NOTE: You will receive the Zoom link one week, and again 1-2 days, before the class. We also keep an eye out for late registrants. Please contact olli@sfsu.edu with any questions.
Screenwriter David Misch (“Mork and Mindy,” “Saturday Night Live,” “The Muppets Take Manhattan,” “Funny: The Book”) presents a multimedia course which explores the world of musical satire in a variety of genres, cultures and eras, especially America since 1950. We’ll cover Horace and Juvenal, opera (the first comic opera was written by a pope – Clement IX, if you’re keeping score), “Yankee Doodle,” slave satire, Gilbert & Sullivan, the Gershwins, the Beatles, Randy Newman, Monty Python, Spinal Tap, “Saturday Night Live,” “Spamalot” and “South Park.”

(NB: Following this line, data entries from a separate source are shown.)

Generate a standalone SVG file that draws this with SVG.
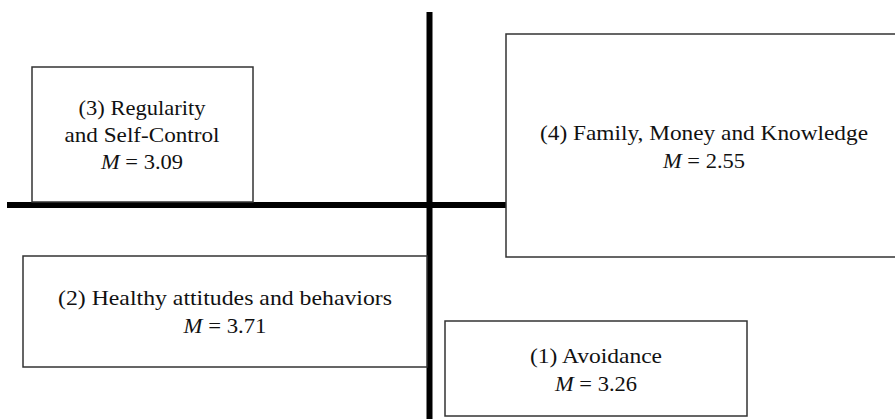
<svg xmlns="http://www.w3.org/2000/svg" width="895" height="419" viewBox="0 0 895 419">
<style>
.box{fill:#fff;stroke:#333;stroke-width:1.5}
.axis{stroke:#000;stroke-width:6;fill:none}
text{font-family:"Liberation Serif","Times New Roman",serif;font-size:21px;fill:#111;text-anchor:middle}
.m{font-style:italic}
</style>
<rect width="895" height="419" fill="#fff"/>
<g id="axes">
<line class="axis" x1="7" y1="205" x2="507" y2="205"/>
<line class="axis" x1="429.5" y1="12" x2="429.5" y2="419"/>
</g>
<g id="node3">
<rect class="box" x="32" y="67" width="221" height="135"/>
<text x="142" y="115" textLength="127" lengthAdjust="spacingAndGlyphs">(3) Regularity</text>
<text x="142" y="142" textLength="155" lengthAdjust="spacingAndGlyphs">and Self-Control</text>
<text x="142" y="169" textLength="82" lengthAdjust="spacingAndGlyphs"><tspan class="m">M</tspan> = 3.09</text>
</g>
<g id="node4">
<rect class="box" x="506" y="34" width="395" height="223"/>
<text x="704" y="140" textLength="328" lengthAdjust="spacingAndGlyphs">(4) Family, Money and Knowledge</text>
<text x="704" y="168" textLength="82" lengthAdjust="spacingAndGlyphs"><tspan class="m">M</tspan> = 2.55</text>
</g>
<g id="node2">
<rect class="box" x="23" y="256" width="404" height="111"/>
<text x="225" y="305" textLength="334" lengthAdjust="spacingAndGlyphs">(2) Healthy attitudes and behaviors</text>
<text x="225" y="333" textLength="83" lengthAdjust="spacingAndGlyphs"><tspan class="m">M</tspan> = 3.71</text>
</g>
<g id="node1">
<rect class="box" x="445" y="321" width="302" height="95"/>
<text x="596" y="363" textLength="132" lengthAdjust="spacingAndGlyphs">(1) Avoidance</text>
<text x="596" y="391" textLength="82" lengthAdjust="spacingAndGlyphs"><tspan class="m">M</tspan> = 3.26</text>
</g>
</svg>
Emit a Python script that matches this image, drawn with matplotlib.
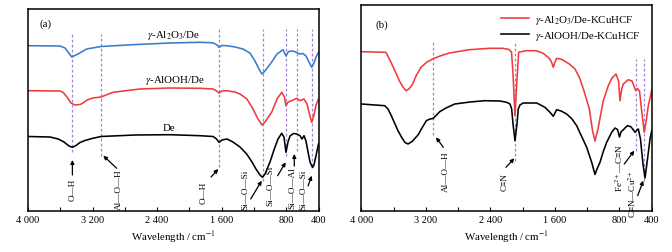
import matplotlib
matplotlib.use("Agg")
import matplotlib.pyplot as plt

plt.rcParams['font.family'] = ['Liberation Serif', 'DejaVu Serif']
plt.rcParams['mathtext.fontset'] = 'stix'

# ---------------- data (a) ----------------
a_blue_wn = [4000, 3603, 3541, 3458, 3380, 3273, 3095, 2699, 2240, 1869, 1707, 1657, 1632, 1596, 1534,
             1435, 1336, 1250, 1187, 1138, 1101, 1063, 980, 914, 840, 803, 772, 716, 658, 629, 592, 555,
             518, 484, 456, 431, 400]
a_blue_t = [165.3, 165, 163, 154, 157, 162, 164.5, 166.3, 168, 168.7, 168.2, 166, 163.7, 165.5, 165.3,
            164, 162, 158, 150, 142, 137, 140, 149, 157, 161.3, 155, 159.5, 160, 158, 157, 157.5, 155,
            149, 143.7, 148, 154, 158.7]

a_red_wn = [4000, 3603, 3566, 3517, 3467, 3418, 3356, 3318, 3269, 3195, 3095, 2947, 2612, 2240, 1869,
            1707, 1664, 1633, 1596, 1534, 1435, 1373, 1287, 1212, 1150, 1101, 1063, 979, 914, 856, 822,
            803, 778, 732, 670, 629, 580, 543, 512, 484, 456, 431, 400]
a_red_t = [120.3, 120, 118.7, 114, 108, 106, 106.5, 108, 111, 113, 114, 118.7, 122, 123, 122.7,
           122, 120, 118, 120, 120.3, 119, 117, 112, 102, 92, 86, 89, 99, 112, 118.7, 114,
           105.3, 109, 110.3, 112.7, 110.3, 112, 107, 97, 88.7, 96, 106, 112]

a_black_wn = [4000, 3727, 3625, 3554, 3492, 3449, 3405, 3356, 3294, 3207, 3095, 2674, 2240, 1869, 1707,
              1664, 1633, 1596, 1534, 1460, 1373, 1290, 1224, 1175, 1125, 1094, 1063, 1001, 952, 902,
              856, 828, 803, 778, 753, 710, 667, 629, 605, 580, 555, 530, 505, 474, 456, 431, 400]
a_black_t = [74.5, 74, 72, 69, 65, 63.7, 65.5, 68.5, 70.5, 72.5, 74.5, 76, 76.3, 75.3, 74.5,
             72, 68.7, 71, 72, 69, 64, 57, 49, 42, 36, 33.7, 37, 49, 61, 72,
             77.7, 74, 58.7, 69, 75, 77.5, 77, 75.3, 72, 75.3, 70, 59, 49, 43.5, 46, 55.3, 67]

a_peaks = [3450, 3100, 1630, 1090, 800, 670, 475]
a_series_names = ["$\\gamma$-Al$_2$O$_3$/De", "$\\gamma$-AlOOH/De", "De"]
a_bands = ["O—H", "Al—O—H", "O—H", "Si—O—Si", "Si—O—Si", "Si—O—Al", "Si—O—Si"]

# ---------------- data (b) ----------------
b_red_wn = [4000, 3694, 3632, 3582, 3529, 3483, 3446, 3409, 3363, 3322, 3260, 3186, 3115, 3024, 2909,
            2661, 2405, 2247, 2169, 2138, 2119, 2095, 2070, 2049, 1958, 1834, 1751, 1669, 1642, 1620,
            1599, 1578, 1512, 1421, 1351, 1297, 1239, 1173, 1133, 1103, 1066, 1000, 938, 892, 842,
            811, 793, 772, 752, 690, 644, 619, 598, 576, 551, 520, 492, 465, 442, 409, 400]
b_red_t = [159.3, 158.7, 148.7, 140, 130.3, 124, 120.3, 122, 127, 135, 143.7, 149, 152, 155, 158,
           161.3, 162.7, 162.7, 161.5, 159, 137, 95.3, 132, 158.7, 160.3, 160.3, 158, 152.7, 149, 143.7,
           149, 152.7, 151.5, 147, 142, 133.7, 120, 102, 80, 70, 82, 110.3, 125.3, 133, 137,
           130, 110.3, 122, 127, 131.3, 130, 124.7, 120.3, 122.5, 120, 97, 78.7, 92, 105.3, 117, 121]

b_black_wn = [4000, 3710, 3669, 3628, 3582, 3545, 3495, 3458, 3421, 3371, 3297, 3248, 3194, 3148, 3111,
              3074, 3028, 2950, 2842, 2652, 2470, 2281, 2198, 2157, 2136, 2119, 2095, 2070, 2054, 2033,
              1992, 1826, 1723, 1661, 1620, 1578, 1524, 1454, 1388, 1330, 1277, 1206, 1144, 1103, 1078,
              1041, 998, 958, 896, 855, 824, 799, 781, 743, 702, 663, 635, 607, 582, 566, 539, 508,
              483, 452, 421, 400]
b_black_t = [107, 105.3, 102, 95.3, 87, 80.3, 73, 68.5, 67, 69.5, 76, 83, 90.3, 92, 92.5,
             95.5, 99.3, 103, 107, 109, 110.3, 110, 108.7, 107, 102, 87, 70.3, 87, 102, 106,
             108, 108, 103.7, 98.7, 94.7, 101.3, 100, 97, 92, 85.3, 76, 63.7, 48.7, 36.5, 42,
             48.7, 60, 68.7, 78.7, 83, 81.5, 74, 79, 82, 85.3, 84.5, 82, 78.7, 81, 82, 72, 47,
             33, 52, 72, 80.3]

b_peaks = [3110, 2095, 600, 500]
b_series_names = ["$\\gamma$-Al$_2$O$_3$/De-KCuHCF", "$\\gamma$-AlOOH/De-KCuHCF"]
b_bands = ["Al—O—H", "C≡N", "Fe$^{2+}$—C≡N", "C≡N—Cu$^{2+}$"]

tick_vals = [4000, 3200, 2400, 1600, 800, 400]
tick_labels = ["4 000", "3 200", "2 400", "1 600", "800", "400"]
minor_vals = [3600, 2800, 2000, 1200]

# ---------------- styling ----------------
BLUE = "#3b7bcc"
RED = "#ee3b3b"
PURPLE = "#a67fd6"
W, H = 672, 253

fig = plt.figure(figsize=(W / 100, H / 100), dpi=100)
axa = fig.add_axes([28 / W, 41 / H, 290.5 / W, 202 / H])
axb = fig.add_axes([361.3 / W, 41 / H, 290.4 / W, 206 / H])


def style_axes(ax, ytop):
    ax.set_xlim(4000, 400)
    ax.set_ylim(0, ytop)
    ax.set_yticks([])
    ax.set_xticks(tick_vals)
    ax.set_xticklabels(tick_labels, fontsize=7.5)
    ax.set_xticks(minor_vals, minor=True)
    ax.tick_params(axis='x', which='both', direction='in', length=3, width=0.8, pad=3)
    for s in ax.spines.values():
        s.set_linewidth(1.1)
    ax.set_xlabel("Wavelength / cm$^{-1}$", fontsize=7.8, labelpad=3)


style_axes(axa, 202)
style_axes(axb, 206)

arrow_kw = dict(arrowstyle='-|>', color='k', lw=0.9, mutation_scale=5.5,
                shrinkA=0, shrinkB=0)
dash_kw = dict(color=PURPLE, lw=0.9, linestyle=(0, (2.2, 1.8)))

# ---- panel (a) ----
a_dash_ext = [(177, 59), (177, 55), (182, 44), (182, 30), (182, 55), (182, 60), (182, 45)]
for wn, (t0, t1) in zip(a_peaks, a_dash_ext):
    axa.plot([wn, wn], [t1, t0], **dash_kw, zorder=1)

axa.plot(a_blue_wn, a_blue_t, color=BLUE, lw=1.15, zorder=2)
axa.plot(a_red_wn, a_red_t, color=RED, lw=1.15, zorder=2)
axa.plot(a_black_wn, a_black_t, color='k', lw=1.15, zorder=2)

axa.text(2200, 177, a_series_names[0], fontsize=7.8, ha='center', va='center')
axa.text(2180, 131.3, a_series_names[1], fontsize=7.8, ha='center', va='center')
axa.text(2250, 83.7, a_series_names[2], fontsize=7.8, ha='center', va='center')
axa.text(3780, 188, "(a)", fontsize=7.8, ha='center', va='center')

a_txt_pos = [(3450, 22), (2869, 22), (1819, 19), (1311, 22), (992, 26), (725, 24), (588, 22)]
a_arr_tail = [(3450, 36), (2901, 42.7), (1732, 34), (1240, 12), (906, 35.3), (700, 45), (530, 25)]
a_arr_head = [(3450, 51), (3067, 55.3), (1642, 42), (1104, 30.3), (807, 48.7), (700, 57), (484, 35.3)]
for lab, p, t, h in zip(a_bands, a_txt_pos, a_arr_tail, a_arr_head):
    axa.text(p[0], p[1], lab, rotation=90, fontsize=6.6, ha='center', va='center')
    axa.annotate('', xy=h, xytext=t, arrowprops=arrow_kw)

# ---- panel (b) ----
b_dash_ext = [(170.3, 76.3), (170.3, 50.3), (152, 60.3), (152, 30.3)]
for wn, (t0, t1) in zip(b_peaks, b_dash_ext):
    axb.plot([wn, wn], [t1, t0], **dash_kw, zorder=1)

axb.plot(b_red_wn, b_red_t, color=RED, lw=1.15, zorder=2, label=b_series_names[0])
axb.plot(b_black_wn, b_black_t, color='k', lw=1.15, zorder=2, label=b_series_names[1])
axb.legend(loc='upper right', bbox_to_anchor=(0.985, 1.0), frameon=False, fontsize=7.8,
           handlelength=2.6, handletextpad=0.5, labelspacing=0.3, borderaxespad=0.3)
axb.text(3740, 187, "(b)", fontsize=7.8, ha='center', va='center')

b_txt_pos = [(2950, 40), (2227, 30), (802, 44), (636, 18)]
b_arr_tail = [(2983, 63.7), (2206, 43.7), (740, 47), (574, 15.3)]
b_arr_head = [(3074, 73.7), (2103, 52.7), (616, 60.3), (504, 30.3)]
for lab, p, t, h in zip(b_bands, b_txt_pos, b_arr_tail, b_arr_head):
    axb.text(p[0], p[1], lab, rotation=90, fontsize=6.6, ha='center', va='center')
    axb.annotate('', xy=h, xytext=t, arrowprops=arrow_kw)

fig.savefig("out.png", dpi=100)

No background in music is necessary; in fact, because satire is often dependent on social and historical events, this course is as much cultural history as musicology. As Tom Lehrer, the musical Crown King of caustic cultural commentary, said: “If, after hearing my songs, just one human being is inspired to say something nasty to a friend, or perhaps to strike a loved one, it will all have been worthwhile.”
This class contains satire of contemporary issues, including adult material.
This class meets two times for 1.5 hours each.